Furthermore, Georgia, Kentucky, Florida, and Hawaii aren’t reporting any PEUCs which means pandemic continued claims are even higher than the chart shows. Even without those states, there was an 818,000 increase in PEUCs. That’s greater than the decline in continued claims (2 weeks ago). The labor market isn’t healing which makes sense because the areas that survived in this new economy have already brought back their workers. The areas that don’t do well in the new economy, can’t bring their workers back.
Fewer Rents Being Paid (Compared To 2019)

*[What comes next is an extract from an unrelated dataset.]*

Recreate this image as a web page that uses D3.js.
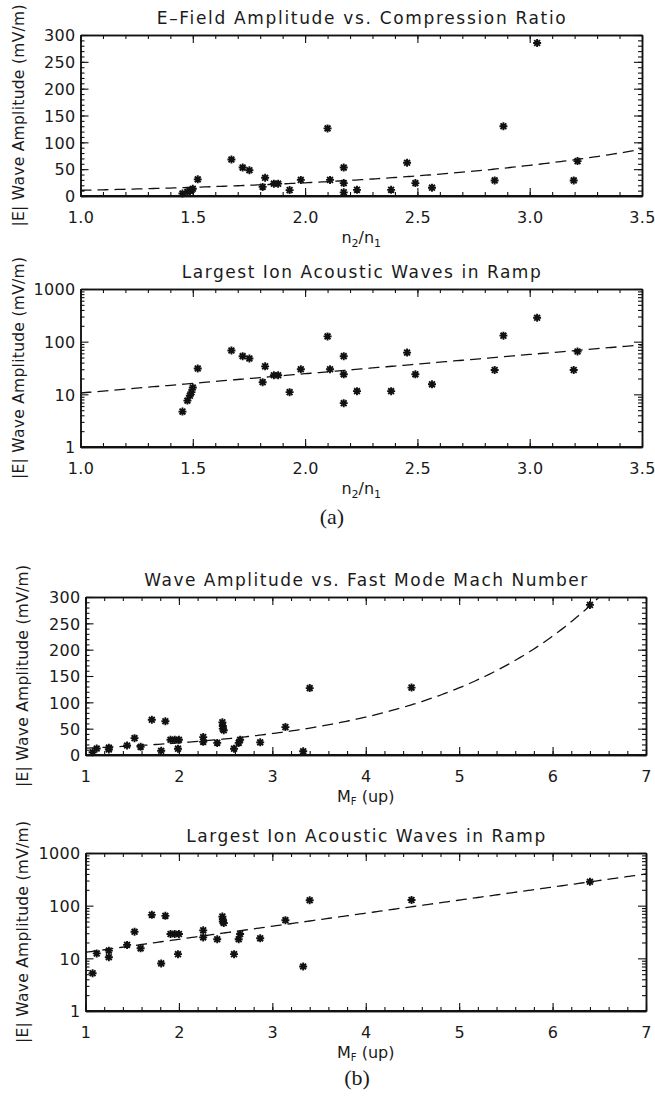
<!DOCTYPE html>
<html>
<head>
<meta charset="utf-8">
<script src="https://cdn.jsdelivr.net/npm/d3@7"></script>
<style>
body { margin: 0; background: #fff; }
svg text { font-family: "DejaVu Sans", sans-serif; fill: #1a1a1a; }
</style>
</head>
<body>
<svg id="fig" width="655" height="1099"></svg>
<script>
// compression ratio n2/n1 vs largest wave amplitude (mV/m) -> panels (a)
const ratioX   = [1.454, 1.476, 1.487, 1.494, 1.500, 1.522, 1.672, 1.722, 1.752, 1.811,
                  1.822, 1.861, 1.880, 1.931, 1.981, 2.100, 2.111, 2.172, 2.172, 2.172,
                  2.231, 2.383, 2.454, 2.491, 2.565, 2.844, 2.883, 3.033, 3.196, 3.213]
const ratioAmp = [4.7, 7.6, 9.4, 11, 13.5, 31, 68, 53, 48, 17,
                  34, 23, 23, 11, 30, 126, 30, 53, 24, 6.8,
                  11.5, 11.5, 62, 24, 15.5, 29, 130, 285, 29, 65]

// fast mode mach number (upstream) vs amplitude -> panels (b)
const machX   = [1.076, 1.120, 1.250, 1.250, 1.445, 1.525, 1.590, 1.710, 1.810, 1.855,
                 1.910, 1.955, 2.000, 1.990, 2.260, 2.260, 2.410, 2.465, 2.470, 2.470,
                 2.480, 2.590, 2.640, 2.655, 2.870, 3.140, 3.330, 3.400, 4.490, 6.400]
const machAmp = [5.2, 12.4, 14, 10.5, 18, 32, 15.5, 67, 8, 64,
                 29, 29, 29, 12, 34, 25, 23, 62, 55, 50,
                 47, 12, 23, 29, 24, 53, 7, 127, 128, 285]

// exponential fits, amp = a * exp(b * x)
const ratioFit = [4.57, 0.842]
const machFit  = [7.34, 0.571]

const ratioTicks = [1.0, 1.5, 2.0, 2.5, 3.0, 3.5]
const machTicks  = [1, 2, 3, 4, 5, 6, 7]
const linTicks   = [0, 50, 100, 150, 200, 250, 300]
const logTicks   = [1, 10, 100, 1000]

const titles = ["E\u2013Field Amplitude vs. Compression Ratio",
                "Largest Ion Acoustic Waves in Ramp",
                "Wave Amplitude vs. Fast Mode Mach Number",
                "Largest Ion Acoustic Waves in Ramp"]
const titleLen = [409, 359, 443, 359]

const svg = d3.select('#fig')

const star = "M-4,0H4M0,-4V4M-2.9,-2.9L2.9,2.9M-2.9,2.9L2.9,-2.9"

function drawPanel(p, idx){
    const g = svg.append('g')
    const x = d3.scaleLinear().domain(p.xDomain).range([p.l, p.r])
    const y = p.log
        ? d3.scaleLog().domain([1, 1000]).range([p.b, p.t])
        : d3.scaleLinear().domain([0, 300]).range([p.b, p.t])

    const xMinor = d3.range(p.xDomain[0], p.xDomain[1] + 1e-9, p.xMinorStep)
    let yMinor
    if (p.log) {
        yMinor = []
        logTicks.slice(0, 3).forEach(d => { for (let k = 2; k < 10; k++) yMinor.push(d*k) })
    } else {
        yMinor = d3.range(0, 301, 10)
    }

    // minor ticks, all four sides, pointing in
    g.append('g').attr('transform', `translate(0,${p.b})`)
        .call(d3.axisBottom(x).tickValues(xMinor).tickSize(-4).tickSizeOuter(0).tickFormat(''))
    g.append('g').attr('transform', `translate(0,${p.t})`)
        .call(d3.axisTop(x).tickValues(xMinor).tickSize(-4).tickSizeOuter(0).tickFormat(''))
    g.append('g').attr('transform', `translate(${p.l},0)`)
        .call(d3.axisLeft(y).tickValues(yMinor).tickSize(-4).tickSizeOuter(0).tickFormat(''))
    g.append('g').attr('transform', `translate(${p.r},0)`)
        .call(d3.axisRight(y).tickValues(yMinor).tickSize(-4).tickSizeOuter(0).tickFormat(''))

    // major ticks + labels
    g.append('g').attr('class', 'xlab').attr('transform', `translate(0,${p.b})`)
        .call(d3.axisBottom(x).tickValues(p.xTicks).tickSize(-8).tickSizeOuter(0)
            .tickPadding(16).tickFormat(p.xFmt))
    g.append('g').attr('transform', `translate(0,${p.t})`)
        .call(d3.axisTop(x).tickValues(p.xTicks).tickSize(-8).tickSizeOuter(0).tickFormat(''))
    g.append('g').attr('class', 'ylab').attr('transform', `translate(${p.l},0)`)
        .call(d3.axisLeft(y).tickValues(p.log ? logTicks : linTicks).tickSize(-8).tickSizeOuter(0)
            .tickPadding(5).tickFormat(d3.format('d')))
    g.append('g').attr('transform', `translate(${p.r},0)`)
        .call(d3.axisRight(y).tickValues(p.log ? logTicks : linTicks).tickSize(-8).tickSizeOuter(0).tickFormat(''))

    g.selectAll('.tick line').attr('stroke', '#111').attr('stroke-width', 1.1)
    g.selectAll('.domain').attr('stroke', '#111').attr('stroke-width', 1.5)
    g.selectAll('.xlab text, .ylab text').style('font-size', '16px').style('letter-spacing', '0.3px')
    g.selectAll('.ylab text').attr('dy', '0.36em')

    // heavier bottom frame like the original
    g.append('line').attr('x1', p.l).attr('x2', p.r).attr('y1', p.b).attr('y2', p.b)
        .attr('stroke', '#111').attr('stroke-width', 2.2)

    // fit curve, clipped to the box
    const cid = 'clip' + idx
    svg.append('clipPath').attr('id', cid).append('rect')
        .attr('x', p.l).attr('y', p.t).attr('width', p.r - p.l).attr('height', p.b - p.t)
    const xs = d3.range(p.xDomain[0], p.xDomain[1] + 1e-9, (p.xDomain[1] - p.xDomain[0]) / 200)
    const line = d3.line().x(d => x(d)).y(d => y(p.fit[0]*Math.exp(p.fit[1]*d)))
    g.append('path').datum(xs)
        .attr('clip-path', `url(#${cid})`)
        .attr('d', line)
        .attr('fill', 'none')
        .attr('stroke', '#111')
        .attr('stroke-width', 1.3)
        .attr('stroke-dasharray', '11,6')

    // data points
    g.selectAll('.pt')
        .data(p.xs.map((d, i) => [d, p.ys[i]]))
        .join('path')
        .attr('class', 'pt')
        .attr('transform', d => `translate(${x(d[0])},${y(d[1])})`)
        .attr('d', star)
        .attr('fill', 'none')
        .attr('stroke', '#111')
        .attr('stroke-width', 1.9)

    // title
    g.append('text')
        .attr('x', (p.l + p.r)/2).attr('y', p.t - 11)
        .attr('text-anchor', 'middle')
        .attr('textLength', titleLen[idx])
        .attr('lengthAdjust', 'spacing')
        .style('font-size', '17px')
        .text(titles[idx])

    // y axis title
    g.append('text')
        .attr('transform', `translate(${p.yTitleX},${(p.t + p.b)/2}) rotate(-90)`)
        .attr('text-anchor', 'middle')
        .attr('textLength', 222)
        .attr('lengthAdjust', 'spacing')
        .style('font-size', '15.5px')
        .text('|E| Wave Amplitude (mV/m)')

    // x axis title with subscripts
    const xt = g.append('text')
        .attr('x', (p.l + p.r)/2).attr('y', p.b + 47)
        .attr('text-anchor', 'middle')
        .style('font-size', '16px')
    if (p.mach) {
        xt.append('tspan').text('M')
        xt.append('tspan').attr('dy', 3).style('font-size', '10px').text('F')
        xt.append('tspan').attr('dy', -3).text(' (up)')
    } else {
        xt.append('tspan').text('n')
        xt.append('tspan').attr('dy', 4).style('font-size', '11px').text('2')
        xt.append('tspan').attr('dy', -4).text('/n')
        xt.append('tspan').attr('dy', 4).style('font-size', '11px').text('1')
    }
}

const fmt1 = d3.format('.1f')
const fmt0 = d3.format('d')

drawPanel({l: 80.5, r: 642, t: 35, b: 196, xDomain: [1, 3.5], xTicks: ratioTicks, xMinorStep: 0.1,
    xFmt: fmt1, log: false, xs: ratioX, ys: ratioAmp, fit: ratioFit, yTitleX: 24}, 0)
drawPanel({l: 80.5, r: 642, t: 289, b: 447, xDomain: [1, 3.5], xTicks: ratioTicks, xMinorStep: 0.1,
    xFmt: fmt1, log: true, xs: ratioX, ys: ratioAmp, fit: ratioFit, yTitleX: 24}, 1)
drawPanel({l: 85.5, r: 646, t: 597, b: 755, xDomain: [1, 7], xTicks: machTicks, xMinorStep: 0.2,
    xFmt: fmt0, log: false, xs: machX, ys: machAmp, fit: machFit, yTitleX: 28, mach: true}, 2)
drawPanel({l: 85.5, r: 646, t: 853, b: 1011, xDomain: [1, 7], xTicks: machTicks, xMinorStep: 0.2,
    xFmt: fmt0, log: true, xs: machX, ys: machAmp, fit: machFit, yTitleX: 28, mach: true}, 3)

// figure part labels
svg.append('text').attr('x', 332).attr('y', 524).attr('text-anchor', 'middle')
    .style('font-family', '"Liberation Serif", serif').style('font-size', '22px').text('(a)')
svg.append('text').attr('x', 357).attr('y', 1085).attr('text-anchor', 'middle')
    .style('font-family', '"Liberation Serif", serif').style('font-size', '22px').text('(b)')
</script>
</body>
</html>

Most rents are being paid, but there are still issues. As you can see from the chart below, the percentage of rents paid increased 0.6% in October compared to September. It’s possible that the declines in August and September from July were related to the decline in federal help with unemployment benefits. The 2.4% decline in rents paid compared to last year equates to 271,000 households. Just because the percentage is small, doesn’t mean this isn’t a big deal. We could easily see this reverse if another stimulus package passes.
More Air Travel?
You wouldn’t think that with the COVID-19 pandemic getting worse in the Midwest that the number of people flying would be increasing, but it is. As you can see from the chart below, the 7 day average of TSA throughput in October hit 859,548 which is above the spike due to Labor Day. It’s still below 2 million where it was in March, but any improvement helps. You would think this will reverse course as COVID-19 cases increase, but we will see.
Time For Euphoria Again
This is a speculator’s market again. As we mentioned in a prior article, traders are using the same playbook that has worked for years and worked well this spring. They are buying the dip. Few speculators are gone from August. They just went into temporary hibernation. As you can see from the chart below, this week the NAAIM exposure index rose from 73.05 to 102.93 which is about 3 and a half points below the peak in late August.
The labor market is getting worse which means the October labor report will be bad. The economy needs a stimulus and a COVID-19 solution. More people paid rent than last month, but it’s still down 271,000 from last year. Flying has increased in October despite the spike in cases in the Midwest. Speculators are back in the market. They don’t get scared by 10% declines. In fact, that correction made them more bullish.